Sunday, December 20, 2009

Now I'm going to talk about poo. A lot.

The Public Health call to explain proper camp sanitation confounded me for a full half-second: when I was a kid and camping with the Girl Scouts, we never went anywhere without running water, and so the concept of having to make sure no one was peeing in your camp was . . . bewildering. Then I remembered: my troop was a bunch of wimps.

Now, the Handbook itself seems a little confused about how to talk about camp sanitation without either a) getting a little overly familiar with bodily functions or b) reminding scouts that they are not the invulnerable supermen the Handbook usually encourages them to be. In fact, the entire sanitation section spans a little less than a third of a page, largely exhorting the campers to burn or bury garbage and to make sure their water supply is "carefully examined," though there's no real explanation for how to do it. Of course, if I were a 1911 boy (lots of big hypotheticals there, buddy), I'd lean towards boiling, followed by the addition of a few drops of 2% iodine or bleach. Now, I might even consider some water purification tablets (or the kind of awesome-looking portable pumps), though the last time I did much camping I just hauled around a big honking jug of water. The water purification advice, though, is one where the Handbook shows its age. Rather than giving much advice for how the scout can tell if water needs purification or not -- and rather than advising the scout to just go ahead and boil all his water anyway -- it sort of throws up its hands, urges immunization, and moves on to the next bit.

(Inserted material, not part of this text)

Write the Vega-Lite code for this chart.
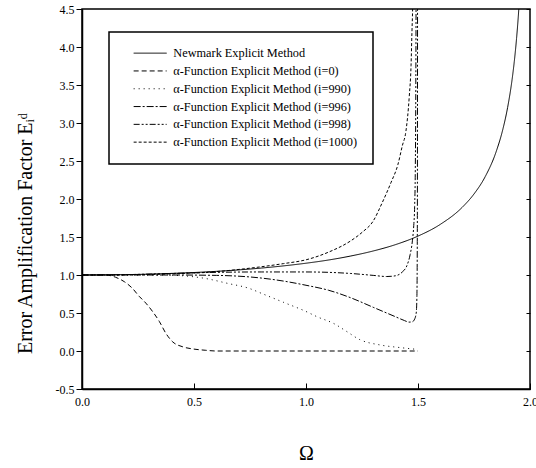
{
  "$schema": "https://vega.github.io/schema/vega-lite/v6.json",
  "width": 448,
  "height": 380,
  "autosize": {"type": "none"},
  "padding": {"left": 82, "top": 9, "right": 6, "bottom": 79},
  "config": {
    "font": "Liberation Serif",
    "view": {"stroke": "black", "strokeWidth": 1.5},
    "axis": {
      "grid": false,
      "domainColor": "black",
      "domainWidth": 1.5,
      "tickColor": "black",
      "tickWidth": 1,
      "labelColor": "black",
      "titleColor": "black",
      "labelFont": "Liberation Serif",
      "titleFont": "Liberation Serif",
      "labelFontSize": 12,
      "titleFontWeight": "normal"
    }
  },
  "data": {
    "values": [
      {"s": "Newmark Explicit Method", "x": 0, "y": 1.0},
      {"s": "Newmark Explicit Method", "x": 0.2, "y": 1.005},
      {"s": "Newmark Explicit Method", "x": 0.4, "y": 1.021},
      {"s": "Newmark Explicit Method", "x": 0.6, "y": 1.048},
      {"s": "Newmark Explicit Method", "x": 0.8, "y": 1.091},
      {"s": "Newmark Explicit Method", "x": 1.0, "y": 1.155},
      {"s": "Newmark Explicit Method", "x": 1.1, "y": 1.197},
      {"s": "Newmark Explicit Method", "x": 1.2, "y": 1.25},
      {"s": "Newmark Explicit Method", "x": 1.3, "y": 1.316},
      {"s": "Newmark Explicit Method", "x": 1.4, "y": 1.4},
      {"s": "Newmark Explicit Method", "x": 1.5, "y": 1.512},
      {"s": "Newmark Explicit Method", "x": 1.6, "y": 1.667},
      {"s": "Newmark Explicit Method", "x": 1.7, "y": 1.898},
      {"s": "Newmark Explicit Method", "x": 1.75, "y": 2.066},
      {"s": "Newmark Explicit Method", "x": 1.8, "y": 2.294},
      {"s": "Newmark Explicit Method", "x": 1.85, "y": 2.632},
      {"s": "Newmark Explicit Method", "x": 1.88, "y": 2.931},
      {"s": "Newmark Explicit Method", "x": 1.9, "y": 3.203},
      {"s": "Newmark Explicit Method", "x": 1.92, "y": 3.571},
      {"s": "Newmark Explicit Method", "x": 1.93, "y": 3.813},
      {"s": "Newmark Explicit Method", "x": 1.94, "y": 4.113},
      {"s": "Newmark Explicit Method", "x": 1.95, "y": 4.5},
      {"s": "Newmark Explicit Method", "x": 1.96, "y": 5.025},

      {"s": "α-Function Explicit Method (i=0)", "x": 0, "y": 1.0},
      {"s": "α-Function Explicit Method (i=0)", "x": 0.1, "y": 1.0},
      {"s": "α-Function Explicit Method (i=0)", "x": 0.13, "y": 0.99},
      {"s": "α-Function Explicit Method (i=0)", "x": 0.15, "y": 0.97},
      {"s": "α-Function Explicit Method (i=0)", "x": 0.19, "y": 0.91},
      {"s": "α-Function Explicit Method (i=0)", "x": 0.225, "y": 0.825},
      {"s": "α-Function Explicit Method (i=0)", "x": 0.255, "y": 0.72},
      {"s": "α-Function Explicit Method (i=0)", "x": 0.285, "y": 0.63},
      {"s": "α-Function Explicit Method (i=0)", "x": 0.315, "y": 0.52},
      {"s": "α-Function Explicit Method (i=0)", "x": 0.345, "y": 0.39},
      {"s": "α-Function Explicit Method (i=0)", "x": 0.375, "y": 0.23},
      {"s": "α-Function Explicit Method (i=0)", "x": 0.405, "y": 0.12},
      {"s": "α-Function Explicit Method (i=0)", "x": 0.45, "y": 0.055},
      {"s": "α-Function Explicit Method (i=0)", "x": 0.5, "y": 0.025},
      {"s": "α-Function Explicit Method (i=0)", "x": 0.55, "y": 0.01},
      {"s": "α-Function Explicit Method (i=0)", "x": 0.6, "y": 0.0},
      {"s": "α-Function Explicit Method (i=0)", "x": 1.0, "y": 0.0},
      {"s": "α-Function Explicit Method (i=0)", "x": 1.5, "y": 0.0},

      {"s": "α-Function Explicit Method (i=990)", "x": 0, "y": 1.0},
      {"s": "α-Function Explicit Method (i=990)", "x": 0.2, "y": 1.0},
      {"s": "α-Function Explicit Method (i=990)", "x": 0.35, "y": 1.0},
      {"s": "α-Function Explicit Method (i=990)", "x": 0.45, "y": 0.99},
      {"s": "α-Function Explicit Method (i=990)", "x": 0.55, "y": 0.955},
      {"s": "α-Function Explicit Method (i=990)", "x": 0.65, "y": 0.89},
      {"s": "α-Function Explicit Method (i=990)", "x": 0.75, "y": 0.82},
      {"s": "α-Function Explicit Method (i=990)", "x": 0.8, "y": 0.76},
      {"s": "α-Function Explicit Method (i=990)", "x": 0.9, "y": 0.64},
      {"s": "α-Function Explicit Method (i=990)", "x": 1.0, "y": 0.52},
      {"s": "α-Function Explicit Method (i=990)", "x": 1.05, "y": 0.45},
      {"s": "α-Function Explicit Method (i=990)", "x": 1.125, "y": 0.36},
      {"s": "α-Function Explicit Method (i=990)", "x": 1.18, "y": 0.26},
      {"s": "α-Function Explicit Method (i=990)", "x": 1.24, "y": 0.15},
      {"s": "α-Function Explicit Method (i=990)", "x": 1.33, "y": 0.08},
      {"s": "α-Function Explicit Method (i=990)", "x": 1.42, "y": 0.045},
      {"s": "α-Function Explicit Method (i=990)", "x": 1.5, "y": 0.02},

      {"s": "α-Function Explicit Method (i=996)", "x": 0, "y": 1.0},
      {"s": "α-Function Explicit Method (i=996)", "x": 0.2, "y": 1.0},
      {"s": "α-Function Explicit Method (i=996)", "x": 0.4, "y": 1.0},
      {"s": "α-Function Explicit Method (i=996)", "x": 0.6, "y": 0.995},
      {"s": "α-Function Explicit Method (i=996)", "x": 0.8, "y": 0.96},
      {"s": "α-Function Explicit Method (i=996)", "x": 0.9, "y": 0.92},
      {"s": "α-Function Explicit Method (i=996)", "x": 1.0, "y": 0.865},
      {"s": "α-Function Explicit Method (i=996)", "x": 1.1, "y": 0.8},
      {"s": "α-Function Explicit Method (i=996)", "x": 1.2, "y": 0.7},
      {"s": "α-Function Explicit Method (i=996)", "x": 1.3, "y": 0.575},
      {"s": "α-Function Explicit Method (i=996)", "x": 1.4, "y": 0.45},
      {"s": "α-Function Explicit Method (i=996)", "x": 1.44, "y": 0.4},
      {"s": "α-Function Explicit Method (i=996)", "x": 1.46, "y": 0.38},
      {"s": "α-Function Explicit Method (i=996)", "x": 1.475, "y": 0.385},
      {"s": "α-Function Explicit Method (i=996)", "x": 1.485, "y": 0.42},
      {"s": "α-Function Explicit Method (i=996)", "x": 1.492, "y": 0.5},
      {"s": "α-Function Explicit Method (i=996)", "x": 1.495, "y": 0.7},
      {"s": "α-Function Explicit Method (i=996)", "x": 1.4965, "y": 1.2},
      {"s": "α-Function Explicit Method (i=996)", "x": 1.4975, "y": 2.5},
      {"s": "α-Function Explicit Method (i=996)", "x": 1.498, "y": 4.7},

      {"s": "α-Function Explicit Method (i=998)", "x": 0, "y": 1.0},
      {"s": "α-Function Explicit Method (i=998)", "x": 0.2, "y": 1.005},
      {"s": "α-Function Explicit Method (i=998)", "x": 0.4, "y": 1.02},
      {"s": "α-Function Explicit Method (i=998)", "x": 0.6, "y": 1.035},
      {"s": "α-Function Explicit Method (i=998)", "x": 0.8, "y": 1.04},
      {"s": "α-Function Explicit Method (i=998)", "x": 1.0, "y": 1.04},
      {"s": "α-Function Explicit Method (i=998)", "x": 1.1, "y": 1.035},
      {"s": "α-Function Explicit Method (i=998)", "x": 1.2, "y": 1.02},
      {"s": "α-Function Explicit Method (i=998)", "x": 1.3, "y": 0.995},
      {"s": "α-Function Explicit Method (i=998)", "x": 1.36, "y": 0.98},
      {"s": "α-Function Explicit Method (i=998)", "x": 1.4, "y": 0.99},
      {"s": "α-Function Explicit Method (i=998)", "x": 1.43, "y": 1.04},
      {"s": "α-Function Explicit Method (i=998)", "x": 1.45, "y": 1.12},
      {"s": "α-Function Explicit Method (i=998)", "x": 1.465, "y": 1.27},
      {"s": "α-Function Explicit Method (i=998)", "x": 1.475, "y": 1.45},
      {"s": "α-Function Explicit Method (i=998)", "x": 1.481, "y": 1.65},
      {"s": "α-Function Explicit Method (i=998)", "x": 1.485, "y": 1.9},
      {"s": "α-Function Explicit Method (i=998)", "x": 1.488, "y": 2.4},
      {"s": "α-Function Explicit Method (i=998)", "x": 1.49, "y": 3.3},
      {"s": "α-Function Explicit Method (i=998)", "x": 1.4915, "y": 4.7},

      {"s": "α-Function Explicit Method (i=1000)", "x": 0, "y": 1.0},
      {"s": "α-Function Explicit Method (i=1000)", "x": 0.2, "y": 1.003},
      {"s": "α-Function Explicit Method (i=1000)", "x": 0.4, "y": 1.015},
      {"s": "α-Function Explicit Method (i=1000)", "x": 0.6, "y": 1.045},
      {"s": "α-Function Explicit Method (i=1000)", "x": 0.75, "y": 1.09},
      {"s": "α-Function Explicit Method (i=1000)", "x": 0.9, "y": 1.15},
      {"s": "α-Function Explicit Method (i=1000)", "x": 1.0, "y": 1.2},
      {"s": "α-Function Explicit Method (i=1000)", "x": 1.1, "y": 1.3},
      {"s": "α-Function Explicit Method (i=1000)", "x": 1.2, "y": 1.45},
      {"s": "α-Function Explicit Method (i=1000)", "x": 1.25, "y": 1.56},
      {"s": "α-Function Explicit Method (i=1000)", "x": 1.3, "y": 1.71},
      {"s": "α-Function Explicit Method (i=1000)", "x": 1.34, "y": 1.95},
      {"s": "α-Function Explicit Method (i=1000)", "x": 1.38, "y": 2.22},
      {"s": "α-Function Explicit Method (i=1000)", "x": 1.41, "y": 2.45},
      {"s": "α-Function Explicit Method (i=1000)", "x": 1.43, "y": 2.7},
      {"s": "α-Function Explicit Method (i=1000)", "x": 1.446, "y": 2.89},
      {"s": "α-Function Explicit Method (i=1000)", "x": 1.461, "y": 3.35},
      {"s": "α-Function Explicit Method (i=1000)", "x": 1.469, "y": 3.76},
      {"s": "α-Function Explicit Method (i=1000)", "x": 1.473, "y": 4.2},
      {"s": "α-Function Explicit Method (i=1000)", "x": 1.476, "y": 4.5},
      {"s": "α-Function Explicit Method (i=1000)", "x": 1.478, "y": 4.8}
    ]
  },
  "layer": [
    {
      "mark": {"type": "line", "interpolate": "monotone", "clip": true, "color": "black", "strokeWidth": 1},
      "encoding": {
        "x": {
          "field": "x", "type": "quantitative",
          "scale": {"domain": [0, 2], "nice": false},
          "axis": {"title": "Ω", "values": [0, 0.5, 1, 1.5, 2], "format": ".1f", "tickSize": -6, "labelPadding": 13, "labelFont": "Liberation Serif", "titleFontSize": 20, "titlePadding": 36, "labelFlush": false, "labelOverlap": false}
        },
        "y": {
          "field": "y", "type": "quantitative",
          "scale": {"domain": [-0.5, 4.5], "nice": false},
          "axis": {"title": "Error Amplification Factor  Eᵢᵈ", "titleY": 224, "values": [-0.5, 0, 0.5, 1, 1.5, 2, 2.5, 3, 3.5, 4, 4.5], "labelExpr": "replace(format(datum.value, '.1f'), '−', '-')", "labelFont": "Liberation Serif", "tickSize": 6, "labelPadding": 2, "titleFontSize": 20, "titlePadding": 20, "labelFlush": false, "labelOverlap": false}
        },
        "strokeDash": {
          "field": "s", "type": "nominal",
          "scale": {
            "domain": ["Newmark Explicit Method", "α-Function Explicit Method (i=0)", "α-Function Explicit Method (i=990)", "α-Function Explicit Method (i=996)", "α-Function Explicit Method (i=998)", "α-Function Explicit Method (i=1000)"],
            "range": [[1, 0], [5, 3], [1, 4], [7, 2, 2, 2], [6, 2, 2, 2, 2, 2], [3, 2]]
          },
          "legend": {
            "title": null, "orient": "none", "legendX": 27, "legendY": 23,
            "strokeColor": "black", "fillColor": "white", "padding": 15,
            "symbolType": "M-11,0H11", "symbolSize": 9, "symbolStrokeWidth": 1, "symbolStrokeColor": "black",
            "symbolOffset": 20, "labelOffset": 17, "labelFontSize": 12.3, "labelFont": "Liberation Serif", "labelColor": "black",
            "rowPadding": 4.8, "labelLimit": 400,
            "encode": {"legend": {"update": {"strokeWidth": {"value": 1.5}}}}
          }
        }
      }
    },
    {
      "mark": {"type": "line", "strokeOpacity": 0, "clip": true},
      "encoding": {
        "x": {"field": "x", "type": "quantitative", "axis": null},
        "y": {"field": "y", "type": "quantitative", "axis": {"orient": "right", "labels": false, "title": null, "domain": false, "tickSize": -4, "values": [-0.5, 0, 0.5, 1, 1.5, 2, 2.5, 3, 3.5, 4, 4.5]}},
        "detail": {"field": "s"}
      }
    }
  ],
  "resolve": {"axis": {"x": "independent", "y": "independent"}}
}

Surprisingly, also, there's no additional advice regarding the location or construction of one's latrine, which was always a big concern of a friend's father, who kept urging my preteen Brownie troop to consider -- just this once -- forgoing the campsite-provided restrooms. Weird. The friend's-father had a lot of suggestions, many of which sounded nightmarish to me at the time, and at least one of which, I'm like 90% certain, involved installing ropes along trees so we could lean back over a latrine pit without falling in. (I can find no confirmation of this kind of thing on the internet, so it may just be that I was nine and had an incredible imagination, because I always pictured this as like the American Gladiators of bathroom-use, and I would be delighted to have someone confirm this for me.)

I have a feeling the Handbook would have some great suggestions -- and some elaborate ones -- for latrine building, if only they had the nerve to publish them. It's delicacy, I think, that's holding us back, not a lack of ideas. Even something simple -- that a latrine should be downhill from the campsite, far from water, and several feet deep -- would do the trick. But, in 1911, I think the Handbook wants to preserve our decorum more than it really wants to help out.

As usual, the Handbook delights me the most when it totally abandons all attempts at any instruction that's not of a moral nature. One agreeing that we'll all look real close at the water and nothing else, the Handbook emphasizes the importance of following its agreed-upon rules: "A scout's honor will not permit him to disobey in the slightest particular the sanitary rules of his camp." Right on, buddy.

If you'll excuse me, I have to go cook dinner.